Task goal | Reproduce the section of the listing that begins at the line containing "Write a LaTeX" and finishes at the line containing "(dtop) -- (dbot);". Include both end lines and nothing beyond them.

Data section |
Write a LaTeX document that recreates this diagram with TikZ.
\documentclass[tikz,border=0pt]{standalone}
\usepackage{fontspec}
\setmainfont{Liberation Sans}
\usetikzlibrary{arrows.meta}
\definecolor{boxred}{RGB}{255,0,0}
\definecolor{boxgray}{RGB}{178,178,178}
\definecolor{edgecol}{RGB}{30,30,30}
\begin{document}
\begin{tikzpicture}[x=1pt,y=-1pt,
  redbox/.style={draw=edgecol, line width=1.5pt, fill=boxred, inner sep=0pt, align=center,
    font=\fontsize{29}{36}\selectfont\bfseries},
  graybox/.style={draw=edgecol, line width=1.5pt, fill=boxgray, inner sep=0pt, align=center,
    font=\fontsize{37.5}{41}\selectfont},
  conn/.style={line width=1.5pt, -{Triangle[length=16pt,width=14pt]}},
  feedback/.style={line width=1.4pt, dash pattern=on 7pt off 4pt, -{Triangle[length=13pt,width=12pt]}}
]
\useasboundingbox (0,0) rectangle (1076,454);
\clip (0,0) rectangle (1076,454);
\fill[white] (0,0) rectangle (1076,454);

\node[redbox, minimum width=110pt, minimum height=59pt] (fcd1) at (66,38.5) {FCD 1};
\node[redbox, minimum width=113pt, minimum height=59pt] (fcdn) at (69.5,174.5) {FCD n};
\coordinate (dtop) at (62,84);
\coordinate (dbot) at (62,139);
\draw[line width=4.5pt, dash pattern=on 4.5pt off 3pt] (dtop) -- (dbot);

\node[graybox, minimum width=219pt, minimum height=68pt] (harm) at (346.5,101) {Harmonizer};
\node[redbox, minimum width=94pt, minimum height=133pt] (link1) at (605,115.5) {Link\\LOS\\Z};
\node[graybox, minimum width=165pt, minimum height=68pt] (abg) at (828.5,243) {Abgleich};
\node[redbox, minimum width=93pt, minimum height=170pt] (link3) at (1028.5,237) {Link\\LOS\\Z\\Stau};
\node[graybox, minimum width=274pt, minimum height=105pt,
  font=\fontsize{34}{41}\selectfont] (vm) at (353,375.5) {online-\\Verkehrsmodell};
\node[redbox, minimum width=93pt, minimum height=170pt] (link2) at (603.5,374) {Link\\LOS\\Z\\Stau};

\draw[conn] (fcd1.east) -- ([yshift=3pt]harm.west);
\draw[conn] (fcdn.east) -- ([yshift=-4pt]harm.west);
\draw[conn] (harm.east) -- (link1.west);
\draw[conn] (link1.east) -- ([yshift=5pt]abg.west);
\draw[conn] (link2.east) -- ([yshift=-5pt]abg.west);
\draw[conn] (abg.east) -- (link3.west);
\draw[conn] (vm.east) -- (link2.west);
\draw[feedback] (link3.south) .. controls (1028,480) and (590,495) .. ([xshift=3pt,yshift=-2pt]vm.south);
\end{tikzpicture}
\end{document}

...

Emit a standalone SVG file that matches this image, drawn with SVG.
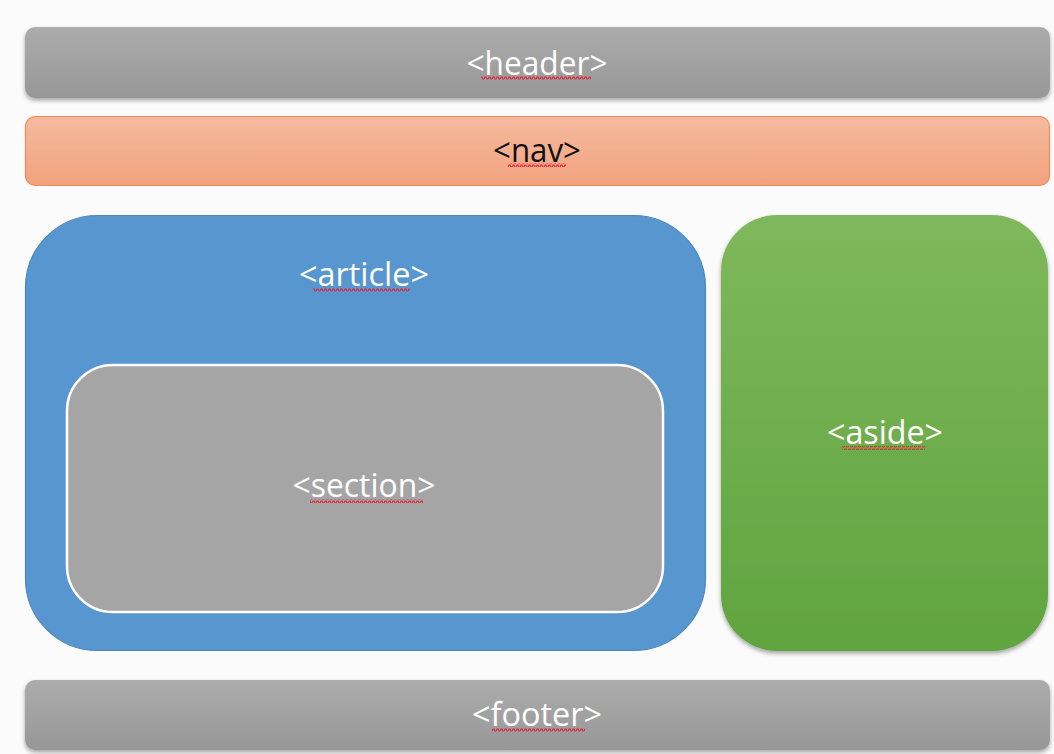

Task solution |
Write a LaTeX document that recreates this diagram with TikZ.
\documentclass[tikz,border=0pt]{standalone}
\usepackage{fontspec}
\setmainfont{Liberation Sans}
\usetikzlibrary{arrows.meta}
\definecolor{boxred}{RGB}{255,0,0}
\definecolor{boxgray}{RGB}{178,178,178}
\definecolor{edgecol}{RGB}{30,30,30}
\begin{document}
\begin{tikzpicture}[x=1pt,y=-1pt,
  redbox/.style={draw=edgecol, line width=1.5pt, fill=boxred, inner sep=0pt, align=center,
    font=\fontsize{29}{36}\selectfont\bfseries},
  graybox/.style={draw=edgecol, line width=1.5pt, fill=boxgray, inner sep=0pt, align=center,
    font=\fontsize{37.5}{41}\selectfont},
  conn/.style={line width=1.5pt, -{Triangle[length=16pt,width=14pt]}},
  feedback/.style={line width=1.4pt, dash pattern=on 7pt off 4pt, -{Triangle[length=13pt,width=12pt]}}
]
\useasboundingbox (0,0) rectangle (1076,454);
\clip (0,0) rectangle (1076,454);
\fill[white] (0,0) rectangle (1076,454);

\node[redbox, minimum width=110pt, minimum height=59pt] (fcd1) at (66,38.5) {FCD 1};
\node[redbox, minimum width=113pt, minimum height=59pt] (fcdn) at (69.5,174.5) {FCD n};
\coordinate (dtop) at (62,84);
\coordinate (dbot) at (62,139);
\draw[line width=4.5pt, dash pattern=on 4.5pt off 3pt] (dtop) -- (dbot);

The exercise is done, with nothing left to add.